Hiring is like betting on horses! You may hire someone who is too slow out the gate, and they become a superstar, and you may hire what you think is a superstar that is a complete flop!
I recently took a trip to Vegas and I lost $200!
Sean…that’s not a lot!
That’s all I was willing to lose…but I have learned in gambling, you have to make bets. I’m not a very good blackjack player when I have twos, threes, fours, and fives. I’m in Vegas with my buddy and he likes to gamble. I don’t. Literally, I had two $100 bills. I make plenty of money, but I don’t like wasting money, and I feel like gambling, I’m at the table and I’m explaining it to my son who’s with me. “The reason why I can’t gamble and why I’m only spending this $200 is that these casinos have been here forever. They never get tore down.
They just get bigger and bigger. That tells me that the casino is always winning. I’m looking at a table of six people and see that most of the time five people losse and 2 people win.
So in my brain I just know that gambling just doesn’t make a lot of sense, but I tell you what I do bet on, is horses. And why do I bet on horses? Because hiring people and being in business is like betting on horses. I’ve bet on people and I’ve bet on ideas. We’re using some parallels here. Clearly, I’m not saying your horse.
When I interview someone I get to size them up, but there’s no perfect. I went with one of my employers one time to a horse race and I knew nothing. This person recently sold his company for $158 million and they were betting really big money.
But they didn’t know anything. They’re talking about how strong the legs are and the behind and all this. They had no facts. We were just taking visual looks down at horses and making a bet, and they were betting a lot more money than me. But this is what we do.

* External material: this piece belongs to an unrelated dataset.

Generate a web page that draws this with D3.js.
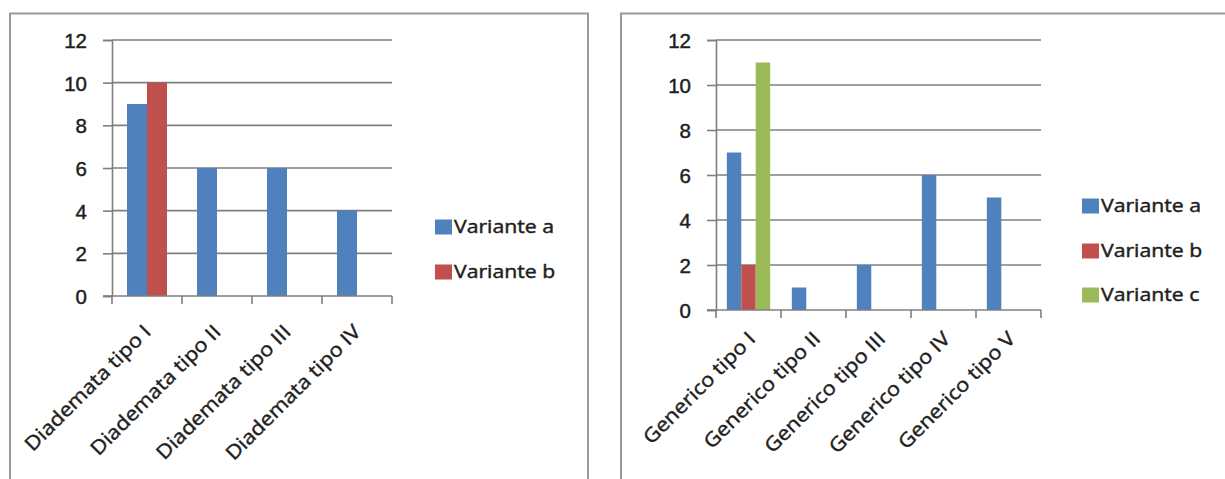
<!DOCTYPE html>
<html>
<head>
<meta charset="utf-8">
<script src="https://cdn.jsdelivr.net/npm/d3@7"></script>
<style>
  body { margin: 0; background: #ffffff; }
  svg { display: block; font-family: "Open Sans", "Noto Sans", sans-serif; }
  svg text { stroke: #1e1e1e; stroke-width: 0.45px; paint-order: stroke; }
</style>
</head>
<body>
<svg id="chart" width="1225" height="479"></svg>
<script>
// Counts per type, split by variant
const diademataCategories = ["Diademata tipo I", "Diademata tipo II", "Diademata tipo III", "Diademata tipo IV"];
const diademataVarianteA = [9, 6, 6, 4];
const diademataVarianteB = [10, null, null, null];

const genericoCategories = ["Generico tipo I", "Generico tipo II", "Generico tipo III", "Generico tipo IV", "Generico tipo V"];
const genericoVarianteA = [7, 1, 2, 6, 5];
const genericoVarianteB = [2, null, null, null, null];
const genericoVarianteC = [11, null, null, null, null];

const yTickValues = [0, 2, 4, 6, 8, 10, 12];
const seriesNames = ["Variante a", "Variante b", "Variante c"];
const seriesColors = ["#4f81bd", "#c0504d", "#9bbb59"];

const svg = d3.select("#chart");
const TEXT = "#1e1e1e";
const GRID = "#7f7f7f";

function drawChart(cfg) {
  const g = svg.append("g");

  // outer frame
  g.append("rect")
    .attr("x", cfg.frame[0]).attr("y", cfg.frame[1])
    .attr("width", cfg.frame[2]).attr("height", cfg.frame[3])
    .attr("fill", "#ffffff").attr("stroke", "#9a9a9a").attr("stroke-width", 2);

  const n = cfg.series.length;
  const gap = 1.5 / (n + 1.5);
  const x = d3.scaleBand().domain(cfg.categories)
    .range([cfg.left, cfg.right]).paddingInner(gap).paddingOuter(gap / 2);
  const xs = d3.scaleBand().domain(d3.range(n)).range([0, x.bandwidth()]);
  const y = d3.scaleLinear().domain([0, 12]).range([cfg.bottom, cfg.top]);

  // horizontal gridlines
  g.append("g").selectAll("line").data(yTickValues.filter(v => v > 0)).join("line")
    .attr("x1", cfg.left).attr("x2", cfg.right)
    .attr("y1", d => y(d)).attr("y2", d => y(d))
    .attr("stroke", GRID).attr("stroke-width", 1.6);

  // bars
  cfg.series.forEach((vals, si) => {
    g.append("g").selectAll("rect")
      .data(cfg.categories.map((c, i) => ({ c, v: vals[i] })).filter(d => d.v != null))
      .join("rect")
      .attr("x", d => x(d.c) + xs(si))
      .attr("width", xs.bandwidth())
      .attr("y", d => y(d.v))
      .attr("height", d => y(0) - y(d.v))
      .attr("fill", seriesColors[si]);
  });

  // y axis
  const yAxis = d3.axisLeft(y).tickValues(yTickValues).tickSize(9).tickPadding(16);
  const ya = g.append("g").attr("transform", `translate(${cfg.left},0)`).call(yAxis);
  ya.select(".domain").attr("stroke", GRID).attr("stroke-width", 1.6);
  ya.selectAll(".tick line").attr("stroke", GRID).attr("stroke-width", 1.6);
  ya.selectAll(".tick text")
    .attr("fill", TEXT).attr("font-size", 20.5).attr("dy", "0.36em");

  // x axis: line with ticks on category boundaries
  const step = x.step();
  const bounds = d3.range(cfg.categories.length + 1).map(i => cfg.left + i * step);
  g.append("line")
    .attr("x1", cfg.left - 9).attr("x2", cfg.right)
    .attr("y1", y(0)).attr("y2", y(0))
    .attr("stroke", GRID).attr("stroke-width", 1.6);
  g.append("g").selectAll("line").data(bounds).join("line")
    .attr("x1", d => d).attr("x2", d => d)
    .attr("y1", y(0)).attr("y2", y(0) + 8)
    .attr("stroke", GRID).attr("stroke-width", 1.6);

  // rotated category labels
  g.append("g").selectAll("text").data(cfg.categories).join("text")
    .attr("transform", d => `translate(${x(d) + x.bandwidth() / 2 + cfg.labelDx},${y(0) + cfg.labelDy}) rotate(-45) scale(1.12,1)`)
    .attr("text-anchor", "end")
    .attr("font-size", 19.5)
    .attr("fill", TEXT)
    .text(d => d);

  // legend
  const lg = g.append("g");
  cfg.series.forEach((vals, si) => {
    const cy = cfg.legendY[si];
    lg.append("rect")
      .attr("x", cfg.legendX).attr("y", cy - 7.5)
      .attr("width", 17).attr("height", 15)
      .attr("fill", seriesColors[si]);
    lg.append("text")
      .attr("transform", `translate(${cfg.legendX + 19},${cy}) scale(1.18,1)`)
      .attr("dy", "0.36em")
      .attr("font-size", 18)
      .attr("fill", TEXT)
      .text(seriesNames[si]);
  });
}

drawChart({
  frame: [10, 13.5, 578, 480],
  left: 112, right: 392, top: 40, bottom: 296,
  categories: diademataCategories,
  series: [diademataVarianteA, diademataVarianteB],
  labelDx: 5, labelDy: 37,
  legendX: 435, legendY: [227, 272]
});

drawChart({
  frame: [621, 13.5, 620, 480],
  left: 716, right: 1041, top: 40, bottom: 310,
  categories: genericoCategories,
  series: [genericoVarianteA, genericoVarianteB, genericoVarianteC],
  labelDx: 8, labelDy: 30,
  legendX: 1082, legendY: [206, 251, 295]
});
</script>
</body>
</html>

We do this with ideas and we do it with people. They all look good at the start. When I hire someone, to me, they look like a thorough bread, like I have the next Seabiscuit. Then I realize, I have a limping goat.
We don’t move on bad ideas. We move on good ideas. At the starting line, they look great.
And that’s why business is so much like betting on horses. I bet on employees and partners, I bet on ideas, and they all look really good at the starting line.
Then then the second part of that is, how did we move forward with this idea or this partner, based on very little facts? Many people don’t do business plans and move forward with very little facts. Now I’ve learned now to move forward with as many facts as I possibly can on a business.
I don’t have to completely guess. When I pick an idea, it’s no longer like picking a horse. I feel like it’s more like Warren Buffet picking a stock..but I have to tell you on picking employees, I’m still picking horses.
I’ll interview the person. I’ve done all my due diligence and I’m absolutely convinced I’ve got a superstar and within five days they’ve crapped the bed. Literally, I’ve done everything I possibly can. I’ll look at my partner and say we got a super star and my partner will look back at me and tell me, “we hope, we wish”. Then, we put an alternate plan in place. We’ve got it to the point now where we bring people in for five days and then thirty days. We put them up in hotels. We don’t even let them relocate anymore. Why? because we know we’re picking horses and 20 years later, we can’t guarantee you. We can’t guarantee that every person we interview is going to be great. It’s a guess. It really is now picking horses.
Quickly into the race, you will realize whether you have a winning horse on both of these (ideas and people). This is what I can tell you, you’ll know within the first 30 days whether you’ve got somebody who’s going to bring value to your company.
Why? Because they want to impress you in the first 30 days. In the first 30 days, if they’re a problem, they’re unreliable, they can’t solve problems, they need pampering, I don’t. They need the umbilical cord. Well, then you know, you don’t have a thoroughbred.
I’ve learned with businesses, I know within 60 days, definitely within 90, whether I’ve got a winner or loser. I don’t hold on to bad ideas. I want to make profit from day one, so if I haven’t made money within 90 days, I know I have a loser.
So this is what I’m trying to tell you. Business is not a perfect science. It’s not when it comes to hiring. You can do the best you can, you can do your personality test, you can do all these things, and it still doesn’t guarantee a successful hire. Number two is, I wrote a business plan book. I can get that side of it, really, really close, but it’s still a bet that the marketplace is going to grab on to what you have.
Quickly into the race, you’ll know if you have a winner or not. If you have a really bad 30 days, in my experience, mark my words on this, it only gets worse that that slow horse doesn’t turn into a superstar. You better pivot because it’s not going to get any better.